Baby is the only son of Mrs. Wadsworth (Ruth Roman, giving a chillingly evil performance).  Mrs. Wadsworth was abandoned by her husband shortly after Baby was born and the film implies that she’s taken a lot of her hatred towards her ex out on her son.  Despite not liking her son, Mrs. Wadsworth is determined to hold onto him.  She gets a weekly welfare check from the state.  The money is supposed to be used to take care of Baby but Mrs. Wadsworth uses it to take care of herself and her two daughters.

Who are her daughters?  Alba Wadsworth (Suzanne Zenor) is an implied nymphomaniac who has a way with a cattle prod.   Germaine Wadsworth (Marianna Hill) is an actress and model who, it’s suggested, has incestuous designs on her brother.

That’s right — they’re a messed up family!  However, they do throw great parties, the type that are full of all the typical characters who you would expect to appear in a low-budget film from 1973.  Hippies, hipsters, aspiring disco dancers, they all show up.  Michael Pataki shows up as well!  You my not know the name but if you’re a fan of 70s exploitation films like me, you’ll immediately recognize Michael Pataki.

In order to continue receiving money from the government, the Wadsworths have to impress their case worker.  They’ve moved through several social workers and, for the most part, they’ve survived by being so strange that no one wants to spend too much time dealing with them.  However, their case has just been assigned to Ann Gentry (Anjanette Comer) and she actually takes an interest in Baby and his life with the Wasdworths.

Ann says that she thinks Baby could benefit from going to a special school.  The Wadsworths suggest that she mind her own business.  Ann, however, has no intention of doing that.  Ann refuses the give up on giving Baby a chance at a better life.

Sounds heart-warming, right?

Well, no.

At first, Ann seems like just another concerned do-gooder.  But, at the film progresses, we start to suspect that Ann might have some secrets of her own.  We’re told that she lost her husband in a car accident but the details are left intentionally vague.  What we do know is that Ann lives in a huge house with her mother-in-law (Beatrice Manley Blau) and we find ourselves wondering why, if her husband is gone, are the two of them still living together.

We also fin ourselves wondering: Does Ann have Baby’s best interests in mind?  For that matter, does anyone?

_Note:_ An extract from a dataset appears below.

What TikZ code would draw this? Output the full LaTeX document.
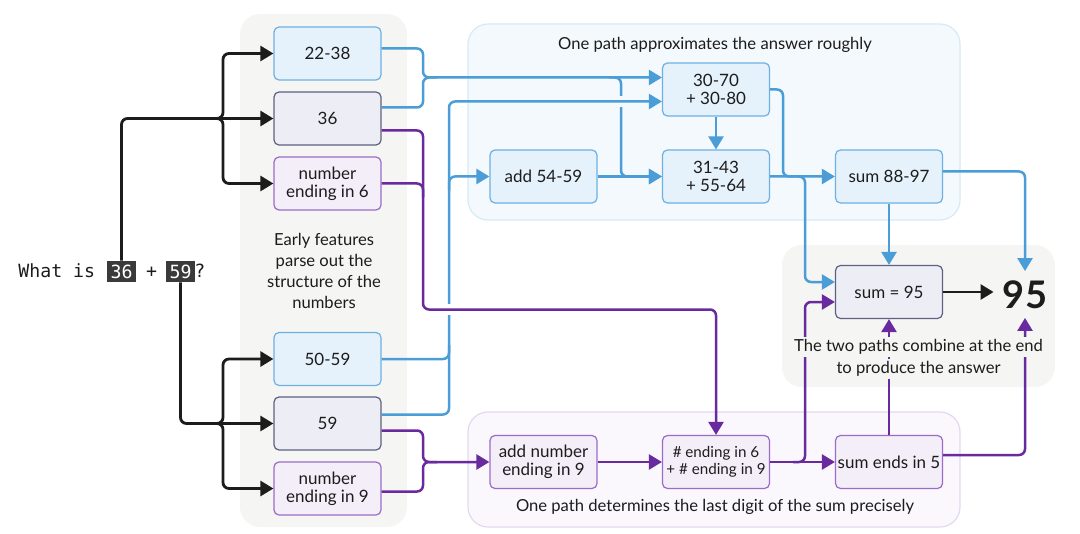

Being a 70s movie, it all ends with a violent home invasion that’s followed by a surprise twist.  The twist caught me totally off-guard and forced me to reconsider everything that I had previously seen.  It was shocking, it was borderline offensive, it was just a little bit ludicrous, and it was rather brilliant in its odd way.

The same can be said for The Baby as a whole.  This is one weird movie and you’ll never see another like it.  For that reason alone, The Baby is worth seeing at least once.